CHALLENGE: Quote every line from the top of the listing down to and including the line that contains "const richBErr = [0.69, 0.92];".

DATASET SECTION:

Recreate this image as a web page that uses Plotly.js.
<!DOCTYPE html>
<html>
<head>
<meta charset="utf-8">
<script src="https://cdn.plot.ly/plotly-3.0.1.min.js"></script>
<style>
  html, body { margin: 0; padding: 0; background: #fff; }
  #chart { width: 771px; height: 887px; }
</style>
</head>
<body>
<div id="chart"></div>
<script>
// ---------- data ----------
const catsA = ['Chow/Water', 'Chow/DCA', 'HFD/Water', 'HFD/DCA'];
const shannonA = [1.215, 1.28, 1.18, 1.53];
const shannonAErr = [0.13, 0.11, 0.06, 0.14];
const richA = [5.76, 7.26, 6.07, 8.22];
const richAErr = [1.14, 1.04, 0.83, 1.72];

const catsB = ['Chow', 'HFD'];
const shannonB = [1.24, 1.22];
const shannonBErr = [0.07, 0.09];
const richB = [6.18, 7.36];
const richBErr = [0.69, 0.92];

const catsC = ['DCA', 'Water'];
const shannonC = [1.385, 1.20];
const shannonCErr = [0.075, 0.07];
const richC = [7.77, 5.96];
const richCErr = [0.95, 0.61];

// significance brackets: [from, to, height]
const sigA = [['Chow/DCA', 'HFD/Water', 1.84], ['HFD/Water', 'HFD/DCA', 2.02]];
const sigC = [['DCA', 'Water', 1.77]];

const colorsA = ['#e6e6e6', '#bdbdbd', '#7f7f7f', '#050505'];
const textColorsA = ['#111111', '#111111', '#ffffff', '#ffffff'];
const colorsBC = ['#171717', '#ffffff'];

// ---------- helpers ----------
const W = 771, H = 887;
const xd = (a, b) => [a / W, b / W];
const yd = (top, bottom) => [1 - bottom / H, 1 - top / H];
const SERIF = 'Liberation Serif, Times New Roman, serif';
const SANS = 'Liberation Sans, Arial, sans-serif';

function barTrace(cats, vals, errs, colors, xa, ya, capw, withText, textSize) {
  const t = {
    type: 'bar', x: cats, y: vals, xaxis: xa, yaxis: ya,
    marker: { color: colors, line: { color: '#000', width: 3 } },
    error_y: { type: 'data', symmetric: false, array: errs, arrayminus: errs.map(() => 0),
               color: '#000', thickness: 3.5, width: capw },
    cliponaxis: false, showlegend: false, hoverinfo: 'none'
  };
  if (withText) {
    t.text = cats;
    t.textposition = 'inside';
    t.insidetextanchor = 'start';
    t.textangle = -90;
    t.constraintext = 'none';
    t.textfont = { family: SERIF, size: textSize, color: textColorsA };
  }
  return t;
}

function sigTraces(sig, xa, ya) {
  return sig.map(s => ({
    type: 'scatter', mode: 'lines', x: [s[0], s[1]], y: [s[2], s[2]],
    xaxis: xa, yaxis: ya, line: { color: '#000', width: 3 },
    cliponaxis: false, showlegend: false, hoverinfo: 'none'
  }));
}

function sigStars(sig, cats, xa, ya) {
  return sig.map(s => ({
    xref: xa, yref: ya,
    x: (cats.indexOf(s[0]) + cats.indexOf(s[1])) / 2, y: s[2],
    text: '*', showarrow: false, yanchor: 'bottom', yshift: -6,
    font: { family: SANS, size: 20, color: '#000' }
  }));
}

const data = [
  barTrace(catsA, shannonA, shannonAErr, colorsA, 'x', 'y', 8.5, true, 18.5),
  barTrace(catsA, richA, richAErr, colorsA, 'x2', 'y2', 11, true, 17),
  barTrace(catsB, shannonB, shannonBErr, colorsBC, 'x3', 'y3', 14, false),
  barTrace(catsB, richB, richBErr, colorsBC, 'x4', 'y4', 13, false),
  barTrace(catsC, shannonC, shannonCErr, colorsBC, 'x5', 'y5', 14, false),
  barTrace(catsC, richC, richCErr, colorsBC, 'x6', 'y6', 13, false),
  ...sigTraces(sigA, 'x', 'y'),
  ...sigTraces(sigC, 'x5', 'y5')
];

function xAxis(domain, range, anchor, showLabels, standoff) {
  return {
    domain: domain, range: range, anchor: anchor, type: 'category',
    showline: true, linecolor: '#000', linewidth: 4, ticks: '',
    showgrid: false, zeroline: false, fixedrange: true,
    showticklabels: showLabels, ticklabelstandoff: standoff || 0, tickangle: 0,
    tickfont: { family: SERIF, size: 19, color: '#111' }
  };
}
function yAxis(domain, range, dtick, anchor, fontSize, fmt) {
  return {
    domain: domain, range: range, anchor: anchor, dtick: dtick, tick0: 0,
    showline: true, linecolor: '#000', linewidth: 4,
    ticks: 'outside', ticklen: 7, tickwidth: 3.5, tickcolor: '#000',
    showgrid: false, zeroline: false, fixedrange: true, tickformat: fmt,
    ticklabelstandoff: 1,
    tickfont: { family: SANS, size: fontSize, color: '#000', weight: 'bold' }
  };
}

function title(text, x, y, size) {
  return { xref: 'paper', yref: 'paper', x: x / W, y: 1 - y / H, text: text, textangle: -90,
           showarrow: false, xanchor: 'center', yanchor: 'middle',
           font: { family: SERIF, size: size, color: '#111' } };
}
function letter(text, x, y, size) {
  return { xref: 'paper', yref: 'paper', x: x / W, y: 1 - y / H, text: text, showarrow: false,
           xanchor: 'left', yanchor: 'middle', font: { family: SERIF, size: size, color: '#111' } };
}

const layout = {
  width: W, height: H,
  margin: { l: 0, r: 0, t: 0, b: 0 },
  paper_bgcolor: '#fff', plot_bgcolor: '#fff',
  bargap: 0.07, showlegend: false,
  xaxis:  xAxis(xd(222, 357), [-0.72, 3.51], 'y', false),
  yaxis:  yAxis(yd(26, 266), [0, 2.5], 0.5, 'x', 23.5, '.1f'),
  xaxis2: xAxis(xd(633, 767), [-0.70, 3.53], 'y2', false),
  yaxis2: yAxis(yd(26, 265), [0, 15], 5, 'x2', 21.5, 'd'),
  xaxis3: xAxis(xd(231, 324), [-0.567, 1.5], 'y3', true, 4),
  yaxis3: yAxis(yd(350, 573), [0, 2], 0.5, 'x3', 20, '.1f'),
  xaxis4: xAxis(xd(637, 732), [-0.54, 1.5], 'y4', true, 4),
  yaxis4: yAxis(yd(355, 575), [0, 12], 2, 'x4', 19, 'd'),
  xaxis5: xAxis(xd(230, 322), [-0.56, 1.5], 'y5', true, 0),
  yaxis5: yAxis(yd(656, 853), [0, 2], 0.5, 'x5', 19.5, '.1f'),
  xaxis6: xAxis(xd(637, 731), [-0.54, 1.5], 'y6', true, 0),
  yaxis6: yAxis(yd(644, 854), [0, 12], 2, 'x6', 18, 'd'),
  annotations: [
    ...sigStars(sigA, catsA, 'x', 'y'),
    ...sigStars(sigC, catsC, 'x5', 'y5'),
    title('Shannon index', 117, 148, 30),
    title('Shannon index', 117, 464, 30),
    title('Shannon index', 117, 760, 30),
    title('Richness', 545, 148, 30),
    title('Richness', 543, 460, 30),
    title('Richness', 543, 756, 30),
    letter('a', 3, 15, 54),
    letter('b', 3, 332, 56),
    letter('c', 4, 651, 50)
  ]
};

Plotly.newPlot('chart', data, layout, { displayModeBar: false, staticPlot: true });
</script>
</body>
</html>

WRITTEN ANSWER:
Recreate this image as a web page that uses Plotly.js.
<!DOCTYPE html>
<html>
<head>
<meta charset="utf-8">
<script src="https://cdn.plot.ly/plotly-3.0.1.min.js"></script>
<style>
  html, body { margin: 0; padding: 0; background: #fff; }
  #chart { width: 771px; height: 887px; }
</style>
</head>
<body>
<div id="chart"></div>
<script>
// ---------- data ----------
const catsA = ['Chow/Water', 'Chow/DCA', 'HFD/Water', 'HFD/DCA'];
const shannonA = [1.215, 1.28, 1.18, 1.53];
const shannonAErr = [0.13, 0.11, 0.06, 0.14];
const richA = [5.76, 7.26, 6.07, 8.22];
const richAErr = [1.14, 1.04, 0.83, 1.72];

const catsB = ['Chow', 'HFD'];
const shannonB = [1.24, 1.22];
const shannonBErr = [0.07, 0.09];
const richB = [6.18, 7.36];
const richBErr = [0.69, 0.92];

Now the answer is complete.